In June 2013, some of the details were revealed including that the event will open with a torchlight procession of over 600 local torchbearers moving throughout the city centre culminating in a rendition of Martin Luther King Jr.'s 1963 "I Have A Dream" speech. Up and coming Manchester band The 1975 headlined along with Akala, local comedy star Lucy Beaumont, comedy trio Pappy's and French pioneers of modern street theatre, Transe Express. As well as plenty of local music on the Fruit Trade Music stage, acts such as The Talks, Felony and The Happy Endings also performed.

Craig Charles recorded his BBC Radio 6 Soul and Funk Show from the event on the first night. Also Ziggy, an exhibition of never-seen-before Ziggy Stardust photographs and fan memorabilia from the 1970s, featuring Hull born Mick Ronson. It is also in support of Hull being a finalist in the UK City of Culture 2017 list.

==2014==
The 2014 Freedom Festival took place between Friday 5 September and Sunday 7 September. The festival opened with 'The Long Walk to Freedom' Light Trail through Hull's Old Town featuring work by local artists inspired by Nelson Mandela and the street theatre performers Spark.

An estimated 115,000 people attended the Festival across its three days, with 57% from Hull, 31% from the East Riding and 12% outside of these areas

==2015==
The 2015 Freedom Festival took place between Friday 4 September and Sunday 6 September. The theme for the festival was 'Broadcast' with the opening night featuring 'Voices of Freedom', a choral performance over the River Hull.

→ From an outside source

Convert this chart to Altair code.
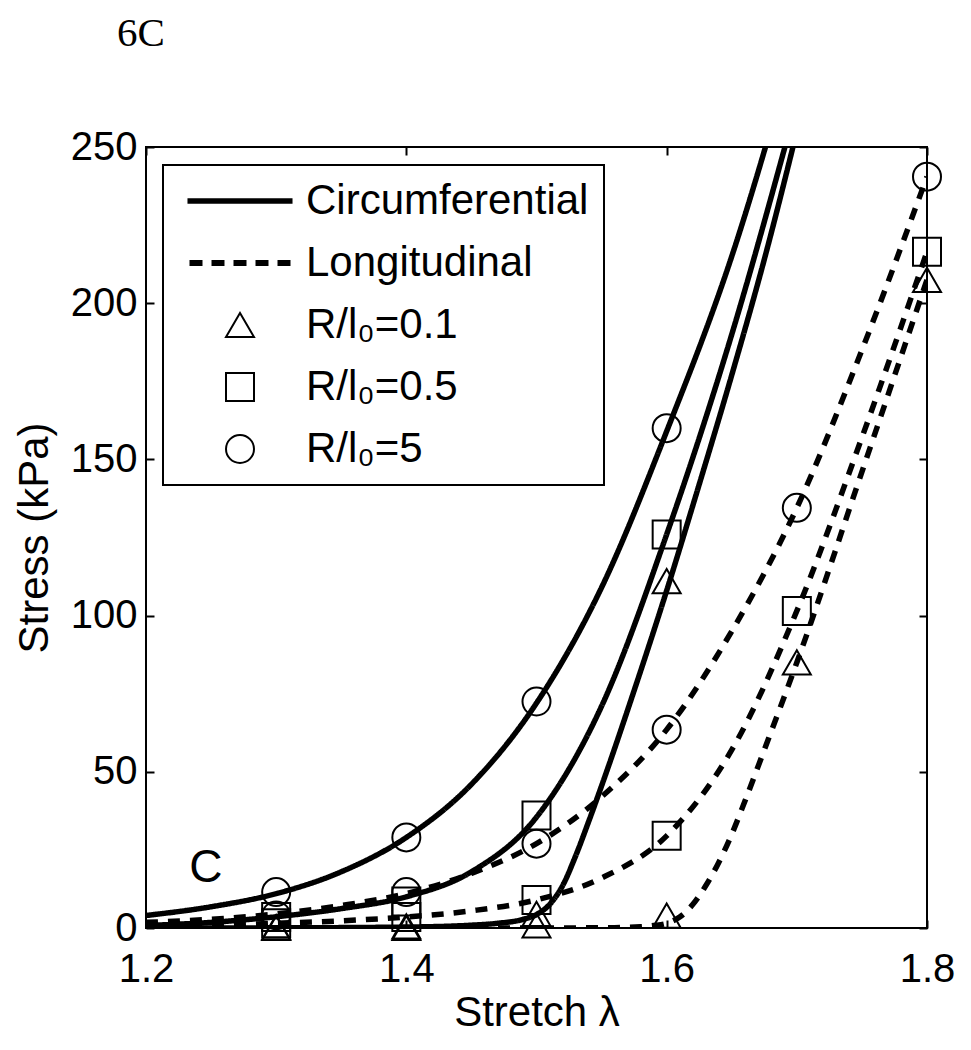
import altair as alt
import pandas as pd

# ---------------- data ----------------
# model curves (lines)
lam_c5 = [1.2, 1.25, 1.3, 1.35, 1.4, 1.45, 1.5, 1.55, 1.6, 1.65, 1.7]
s_c5 = [4.0, 6.8, 11.0, 18.0, 29.0, 46.0, 72.0, 109.0, 159.0, 215.0, 285.0]

lam_c05 = [1.2, 1.25, 1.3, 1.35, 1.4, 1.45, 1.5, 1.55, 1.6, 1.65, 1.7]
s_c05 = [0.8, 1.8, 3.6, 6.2, 10.0, 18.0, 35.5, 71.0, 126.0, 190.0, 264.0]

lam_c01 = [1.2, 1.3, 1.4, 1.45, 1.47, 1.49, 1.5, 1.51, 1.52, 1.53, 1.54, 1.55,
           1.575, 1.6, 1.625, 1.65, 1.675, 1.7]
s_c01 = [0.0, 0.05, 0.3, 0.9, 1.5, 2.8, 4.3, 7.5, 13.5, 23.0, 34.0, 45.5,
         76.0, 108.0, 142.0, 177.0, 214.0, 255.0]

lam_l5 = [1.2, 1.25, 1.3, 1.35, 1.4, 1.45, 1.5, 1.55, 1.6, 1.65, 1.7, 1.75, 1.8]
s_l5 = [1.8, 2.8, 4.5, 7.2, 11.0, 17.5, 27.0, 42.0, 63.5, 95.0, 134.5, 185.0, 240.5]

lam_l05 = [1.2, 1.25, 1.3, 1.35, 1.4, 1.45, 1.5, 1.55, 1.6, 1.65, 1.7, 1.75, 1.8]
s_l05 = [0.4, 0.8, 1.5, 2.3, 3.5, 5.5, 9.0, 16.0, 29.5, 57.0, 101.5, 157.0, 216.5]

lam_l01 = [1.2, 1.5, 1.56, 1.58, 1.59, 1.6, 1.61, 1.62, 1.63, 1.64, 1.65, 1.66,
           1.675, 1.7, 1.75, 1.8]
s_l01 = [0.0, 0.0, 0.1, 0.4, 0.8, 1.5, 3.5, 7.5, 13.5, 21.0, 30.0, 40.5,
         57.0, 85.0, 146.0, 207.5]

# measured points (markers)
mk_lam_c = [1.3, 1.4, 1.5, 1.6]
mk_c5 = [11.5, 29.0, 72.5, 160.0]
mk_c05 = [3.5, 8.5, 36.0, 126.0]
mk_c01 = [0.3, 0.5, 4.5, 111.0]

mk_lam_l = [1.3, 1.4, 1.5, 1.6, 1.7, 1.8]
mk_l5 = [4.0, 11.5, 27.0, 63.5, 134.5, 240.5]
mk_l05 = [1.5, 3.5, 9.0, 29.5, 101.5, 216.5]
mk_l01 = [0.0, 0.0, 0.8, 4.0, 85.0, 207.5]

# labels
dir_names = ["Circumferential", "Longitudinal"]
ratio_names = ["R/l\u2080=0.1", "R/l\u2080=0.5", "R/l\u2080=5"]
x_ticks = [1.2, 1.4, 1.6, 1.8]
y_ticks = [0, 50, 100, 150, 200, 250]
panel_letter = ["C"]
panel_lam = [1.246]
panel_s = [14.7]

# ---------------- tables ----------------
rows = []
for lam, s, d, r in [
    (lam_c5, s_c5, dir_names[0], ratio_names[2]),
    (lam_c05, s_c05, dir_names[0], ratio_names[1]),
    (lam_c01, s_c01, dir_names[0], ratio_names[0]),
    (lam_l5, s_l5, dir_names[1], ratio_names[2]),
    (lam_l05, s_l05, dir_names[1], ratio_names[1]),
    (lam_l01, s_l01, dir_names[1], ratio_names[0]),
]:
    for a, b in zip(lam, s):
        rows.append({"lam": a, "stress": b, "dir": d, "key": r, "series": d + r})
lines_df = pd.DataFrame(rows)

prow = []
for lam, s, d, r in [
    (mk_lam_c, mk_c5, dir_names[0], ratio_names[2]),
    (mk_lam_c, mk_c05, dir_names[0], ratio_names[1]),
    (mk_lam_c, mk_c01, dir_names[0], ratio_names[0]),
    (mk_lam_l, mk_l5, dir_names[1], ratio_names[2]),
    (mk_lam_l, mk_l05, dir_names[1], ratio_names[1]),
    (mk_lam_l, mk_l01, dir_names[1], ratio_names[0]),
]:
    for a, b in zip(lam, s):
        prow.append({"lam": a, "stress": b, "dir": d, "key": r})
pts_df = pd.DataFrame(prow)

txt_df = pd.DataFrame({"lam": panel_lam, "stress": panel_s, "t": panel_letter})

# ---------------- styling ----------------
FONT = "Liberation Sans"
legend_domain = dir_names + ratio_names
solid_path = "M-3.68,-0.125H3.68V0.125H-3.68Z"
dash_path = ("M-3.536,-0.143H-2.75V0.143H-3.536Z"
             "M-1.964,-0.143H-1.179V0.143H-1.964Z"
             "M-0.393,-0.143H0.393V0.143H-0.393Z"
             "M1.179,-0.143H1.964V0.143H1.179Z"
             "M2.75,-0.143H3.536V0.143H2.75Z")

xscale = alt.Scale(domain=[1.2, 1.8], nice=False, zero=False)
yscale = alt.Scale(domain=[0, 250], nice=False)

lines = alt.Chart(lines_df).mark_line(
    color="black", strokeWidth=5.5, clip=True, interpolate="monotone"
).encode(
    x=alt.X("lam:Q", scale=xscale,
            axis=alt.Axis(orient="bottom", values=x_ticks, format=".1f",
                          offset=-8, labelPadding=21, labelFlush=False,
                          title="Stretch \u03bb", titlePadding=3)),
    y=alt.Y("stress:Q", scale=yscale,
            axis=alt.Axis(orient="left", values=y_ticks, format="d",
                          offset=-8, labelPadding=9,
                          title="Stress (kPa)", titlePadding=14)),
    strokeDash=alt.StrokeDash("dir:N", legend=None,
                              scale=alt.Scale(domain=dir_names,
                                              range=[[1, 0], [12, 10]])),
    detail="series:N",
)

legend = alt.Legend(title=None, orient="none", legendX=17, legendY=18,
                    strokeColor="black", padding=15, symbolOffset=41,
                    labelOffset=45, rowPadding=20, labelLimit=500,
                    labelFontSize=42, labelFont=FONT, labelColor="black",
                    symbolStrokeColor="black", symbolStrokeWidth=2,
                    fillColor="white")

points = alt.Chart(pts_df).mark_point(
    filled=True, strokeWidth=2, opacity=1
).encode(
    x=alt.X("lam:Q", scale=xscale,
            axis=alt.Axis(orient="top", values=x_ticks, labels=False,
                          offset=-8, title=None)),
    y=alt.Y("stress:Q", scale=yscale,
            axis=alt.Axis(orient="right", values=y_ticks, labels=False,
                          offset=-8, title=None)),
    shape=alt.Shape("key:N", legend=legend,
                    scale=alt.Scale(domain=legend_domain,
                                    range=[solid_path, dash_path,
                                           "triangle-up", "square", "circle"])),
    size=alt.Size("key:N", legend=legend,
                  scale=alt.Scale(domain=legend_domain,
                                  range=[784, 784, 784, 441, 625])),
    fill=alt.Fill("key:N", legend=legend,
                  scale=alt.Scale(domain=legend_domain,
                                  range=["black", "black", "transparent",
                                         "transparent", "transparent"])),
    stroke=alt.Stroke("key:N", legend=legend,
                      scale=alt.Scale(domain=legend_domain,
                                      range=["black", "black", "black",
                                             "black", "black"])),
)

letter = alt.Chart(txt_df).mark_text(
    font=FONT, fontSize=46, color="black", align="center", baseline="alphabetic"
).encode(
    x=alt.X("lam:Q", scale=xscale, axis=None),
    y=alt.Y("stress:Q", scale=yscale, axis=None),
    text="t:N",
)

chart = alt.layer(lines, points, letter).resolve_axis(
    x="independent", y="independent"
).properties(
    width=781, height=781,
    autosize=alt.AutoSizeParams(type="none"),
    padding={"left": 138, "top": 139, "right": 32, "bottom": 112},
    title=alt.TitleParams(text="6C", font="Liberation Serif", fontSize=41,
                          fontWeight="normal", color="black", anchor="start",
                          frame="group", dx=-29, offset=40,
                          baseline="alphabetic"),
).configure_view(
    stroke="black", strokeWidth=2
).configure_axis(
    labelFont=FONT, labelFontSize=40, labelColor="black",
    titleFont=FONT, titleFontSize=42, titleFontWeight="normal",
    titleColor="black", tickColor="black", tickWidth=2, tickSize=8,
    domain=False, grid=False
).configure_legend(
    strokeWidth=2
)

chart.save("out.html", embed_options={"renderer": "svg", "actions": False})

An estimated 114,200 people attended the festival.

==2016==
The 2016 Freedom Festival took place between Friday 2 September and Sunday 4 September.

==2017==
The 2017 Freedom Festival took place between Friday 1 September and Sunday 3 September and was part of the Hull UK City of Culture 2017 offering. Former United Nations Secretary-General Kofi Annan was awarded the Wilberforce Medallion at the festival.

==2018==
The 2018 Freedom Festival took place between Friday 31 August and Sunday 2 September with around 130,000 people attending.

==2019==
The 2019 Freedom Festival was extended to a 5-day event and took place between 28 August and 1 September.

==2020==
The 2020 Freedom Festival planned to take place between Friday 2 September and Sunday 4 September, was cancelled because of the COVID-19 pandemic in May 2020. Instead a Freedom at Home online event replaced the outdoor event.

==2021==
The 2021 festival was held from 20 August until 5 September 2021.

==2022==
In 2022 the festival ran for ten days starting on Friday 26 August. The festival's spectacle event, "Mo and the Red Ribbon", featuring a promenade of large-scale puppets was performed by the French company L’Homme Debout on Friday 2 September.

==2023==
The festival was held from 30 August to 3 September 2023, the line-up included Résiste, Tripotes La Compagnie and Zum-Zum Teatre.

==2024==
The festival was held from 28 August to 1 September.